> [INSTRUCTION]
Leaving out every picture, retype the lines below from the top through the one that contains "anchor=base] (title) at".

> [Rows from a dataset of charts and code]

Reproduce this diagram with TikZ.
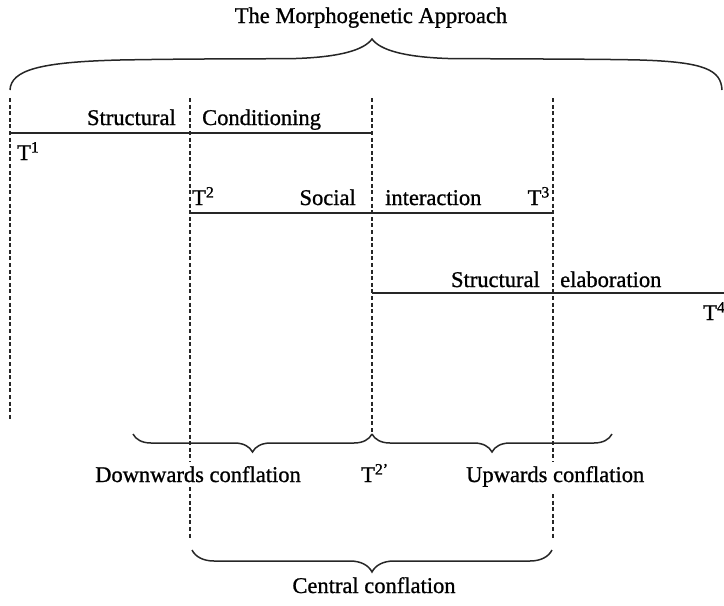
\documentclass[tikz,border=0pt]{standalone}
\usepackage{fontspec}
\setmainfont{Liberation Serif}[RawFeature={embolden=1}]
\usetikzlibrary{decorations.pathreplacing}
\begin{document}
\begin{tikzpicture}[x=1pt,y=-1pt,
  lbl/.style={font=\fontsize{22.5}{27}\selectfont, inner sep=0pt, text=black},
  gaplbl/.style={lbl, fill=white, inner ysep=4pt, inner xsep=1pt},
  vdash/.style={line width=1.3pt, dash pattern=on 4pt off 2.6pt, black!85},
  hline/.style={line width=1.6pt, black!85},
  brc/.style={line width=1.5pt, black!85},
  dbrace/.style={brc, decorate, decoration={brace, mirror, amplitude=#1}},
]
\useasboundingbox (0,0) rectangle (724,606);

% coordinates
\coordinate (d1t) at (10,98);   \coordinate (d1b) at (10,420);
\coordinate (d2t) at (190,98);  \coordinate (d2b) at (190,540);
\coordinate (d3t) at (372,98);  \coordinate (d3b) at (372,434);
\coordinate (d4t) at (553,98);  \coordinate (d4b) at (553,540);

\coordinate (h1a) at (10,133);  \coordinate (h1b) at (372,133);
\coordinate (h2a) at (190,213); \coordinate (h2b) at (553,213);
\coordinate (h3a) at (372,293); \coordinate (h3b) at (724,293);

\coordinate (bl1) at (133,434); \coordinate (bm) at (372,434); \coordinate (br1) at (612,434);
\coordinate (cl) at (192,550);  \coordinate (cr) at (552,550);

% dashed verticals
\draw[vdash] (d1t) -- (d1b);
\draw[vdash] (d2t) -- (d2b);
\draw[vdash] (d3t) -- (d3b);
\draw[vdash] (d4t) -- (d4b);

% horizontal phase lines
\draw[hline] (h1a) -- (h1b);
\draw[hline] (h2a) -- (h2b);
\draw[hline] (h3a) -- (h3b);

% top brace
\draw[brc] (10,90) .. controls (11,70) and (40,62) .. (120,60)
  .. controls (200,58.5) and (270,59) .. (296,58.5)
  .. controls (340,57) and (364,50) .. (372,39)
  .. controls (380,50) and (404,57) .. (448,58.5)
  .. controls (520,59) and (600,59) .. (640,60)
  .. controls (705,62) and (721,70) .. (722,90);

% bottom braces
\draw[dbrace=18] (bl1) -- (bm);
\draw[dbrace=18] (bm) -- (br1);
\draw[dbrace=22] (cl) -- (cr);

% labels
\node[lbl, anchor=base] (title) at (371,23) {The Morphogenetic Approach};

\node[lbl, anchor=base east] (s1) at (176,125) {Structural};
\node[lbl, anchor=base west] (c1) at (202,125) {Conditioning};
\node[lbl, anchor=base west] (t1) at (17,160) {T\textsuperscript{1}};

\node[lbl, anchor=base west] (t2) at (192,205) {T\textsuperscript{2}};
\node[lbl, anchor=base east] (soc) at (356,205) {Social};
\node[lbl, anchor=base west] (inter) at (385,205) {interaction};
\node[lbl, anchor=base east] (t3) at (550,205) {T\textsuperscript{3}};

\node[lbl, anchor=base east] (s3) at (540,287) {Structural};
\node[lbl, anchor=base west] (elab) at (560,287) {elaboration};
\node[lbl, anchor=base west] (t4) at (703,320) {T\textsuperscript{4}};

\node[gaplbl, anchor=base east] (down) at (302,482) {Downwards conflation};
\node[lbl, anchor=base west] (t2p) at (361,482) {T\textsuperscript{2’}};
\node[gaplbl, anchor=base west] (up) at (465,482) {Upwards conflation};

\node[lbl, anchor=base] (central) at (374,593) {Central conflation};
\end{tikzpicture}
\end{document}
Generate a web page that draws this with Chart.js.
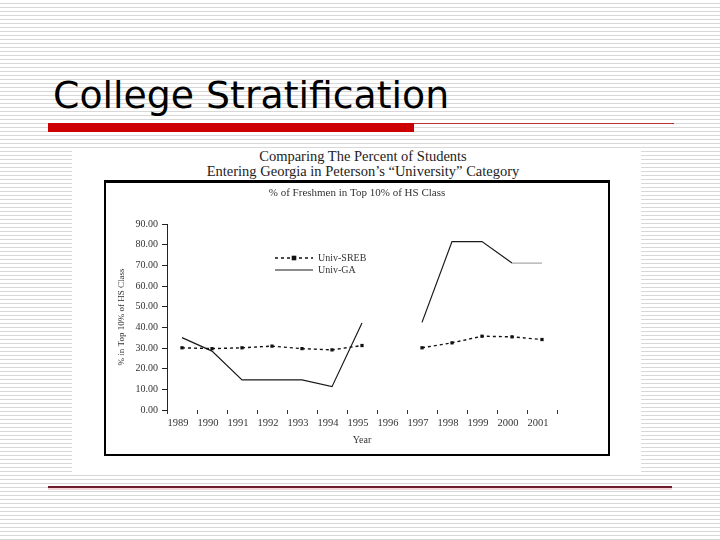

> [RESPONSE]
Reproduce this diagram with TikZ.
\documentclass[tikz,border=0pt]{standalone}
\usepackage{fontspec}
\setmainfont{Liberation Serif}[RawFeature={embolden=1}]
\usetikzlibrary{decorations.pathreplacing}
\begin{document}
\begin{tikzpicture}[x=1pt,y=-1pt,
  lbl/.style={font=\fontsize{22.5}{27}\selectfont, inner sep=0pt, text=black},
  gaplbl/.style={lbl, fill=white, inner ysep=4pt, inner xsep=1pt},
  vdash/.style={line width=1.3pt, dash pattern=on 4pt off 2.6pt, black!85},
  hline/.style={line width=1.6pt, black!85},
  brc/.style={line width=1.5pt, black!85},
  dbrace/.style={brc, decorate, decoration={brace, mirror, amplitude=#1}},
]
\useasboundingbox (0,0) rectangle (724,606);

% coordinates
\coordinate (d1t) at (10,98);   \coordinate (d1b) at (10,420);
\coordinate (d2t) at (190,98);  \coordinate (d2b) at (190,540);
\coordinate (d3t) at (372,98);  \coordinate (d3b) at (372,434);
\coordinate (d4t) at (553,98);  \coordinate (d4b) at (553,540);

\coordinate (h1a) at (10,133);  \coordinate (h1b) at (372,133);
\coordinate (h2a) at (190,213); \coordinate (h2b) at (553,213);
\coordinate (h3a) at (372,293); \coordinate (h3b) at (724,293);

\coordinate (bl1) at (133,434); \coordinate (bm) at (372,434); \coordinate (br1) at (612,434);
\coordinate (cl) at (192,550);  \coordinate (cr) at (552,550);

% dashed verticals
\draw[vdash] (d1t) -- (d1b);
\draw[vdash] (d2t) -- (d2b);
\draw[vdash] (d3t) -- (d3b);
\draw[vdash] (d4t) -- (d4b);

% horizontal phase lines
\draw[hline] (h1a) -- (h1b);
\draw[hline] (h2a) -- (h2b);
\draw[hline] (h3a) -- (h3b);

% top brace
\draw[brc] (10,90) .. controls (11,70) and (40,62) .. (120,60)
  .. controls (200,58.5) and (270,59) .. (296,58.5)
  .. controls (340,57) and (364,50) .. (372,39)
  .. controls (380,50) and (404,57) .. (448,58.5)
  .. controls (520,59) and (600,59) .. (640,60)
  .. controls (705,62) and (721,70) .. (722,90);

% bottom braces
\draw[dbrace=18] (bl1) -- (bm);
\draw[dbrace=18] (bm) -- (br1);
\draw[dbrace=22] (cl) -- (cr);

% labels
\node[lbl, anchor=base] (title) at (371,23) {The Morphogenetic Approach};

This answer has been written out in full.